Capital controls to drag on China outbound M&A, PwC says
Funding demand from infrastructure projects across the One Belt One Road countries remains strong
New regulation and capital controls will act as a drag on China’s outbound mergers and acquisitions this year, according to a report from accounting and advisory firm PwC.
Given that outbound M&A involving Chinese companies reached US$220 billion last year — equivalent to more than 7% of China’s foreign currency reserves of about US$3 trillion — it is natural for Beijing to tighten policies related to capital outflows, Gabriel Wong, PwC’s head of China corporate finance, told reporters in Hong Kong on Wednesday.
Last month, China’s foreign exchange reserves fell below the psychological level of US$3 trillion for the first time since February 2011.
Capital control measures should only be a short-term factor, however, because of the strong demand for funding from infrastructure projects across the One Belt One Road countries, Wong said.
“Outbound investments that dovetail with strategic objectives will be encouraged,” he said.
A number of Belt and Road countries are lagging behind in the density of their rail networks, and some have incentives to integrate their large territories through rail with China, Wong said. Countries such as Russia, Kazakhstan and Mongolia that are located in Belt and Road corridors will see a ramp-up in projects, he said.

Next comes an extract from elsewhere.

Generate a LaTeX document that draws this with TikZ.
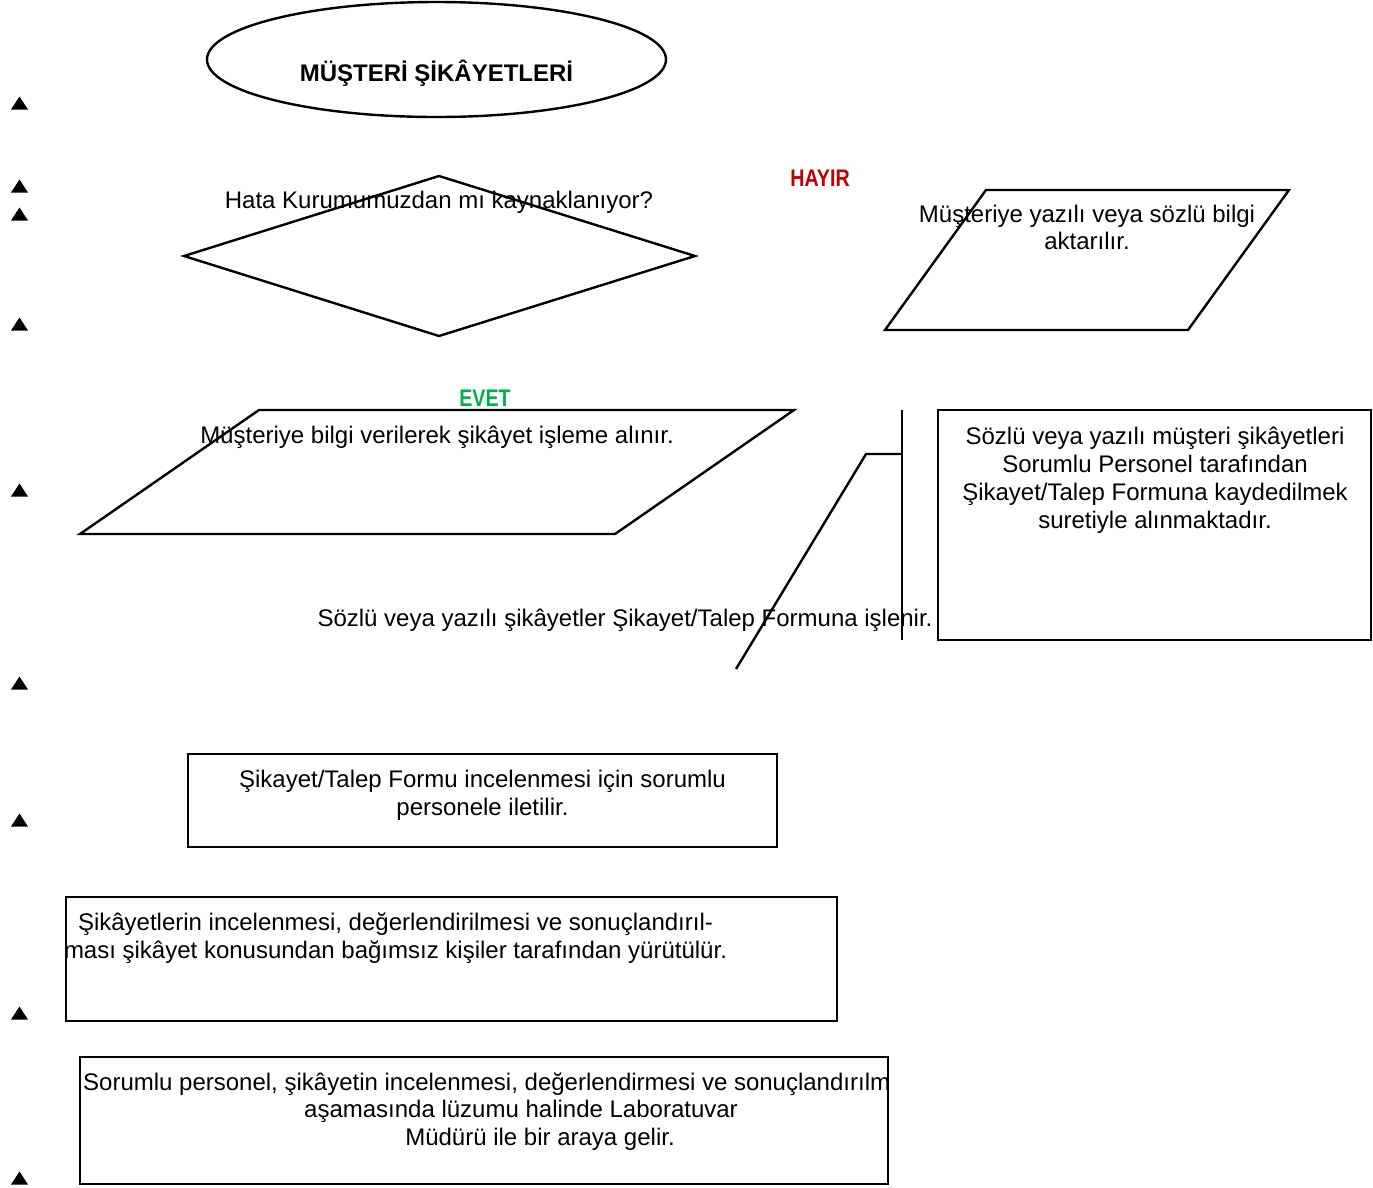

Investments in power utilities in a number of middle-income Belt and Road countries such as Indonesia, Myanmar, Sri Lanka and Iraq are expected to grow significantly this year, while aging populations, high fertility rates and insufficient hospital capacity will spur healthcare investments, he added.
The value of projects and deals across the Belt and Road region amounted to US$493 billion last year, down 14% from a record US$573 billion in 2015, according to the PwC report.
The decline was mainly due to a 49% drop in the value of deals to US$92.5 billion from US$180.2 billion a year earlier.
“We saw a 4.6% GDP growth across the Belt and Road region last year, compared with the emerging markets average of 3.6%,” said Simon Booker, a partner in the firm’s Hong Kong corporate finance division.
The value of invested projects across the Belt and Road region has been growing at a compound annual growth rate of 33% since 2013, he said. “This growth is evident in all the core infrastructure sectors studied.”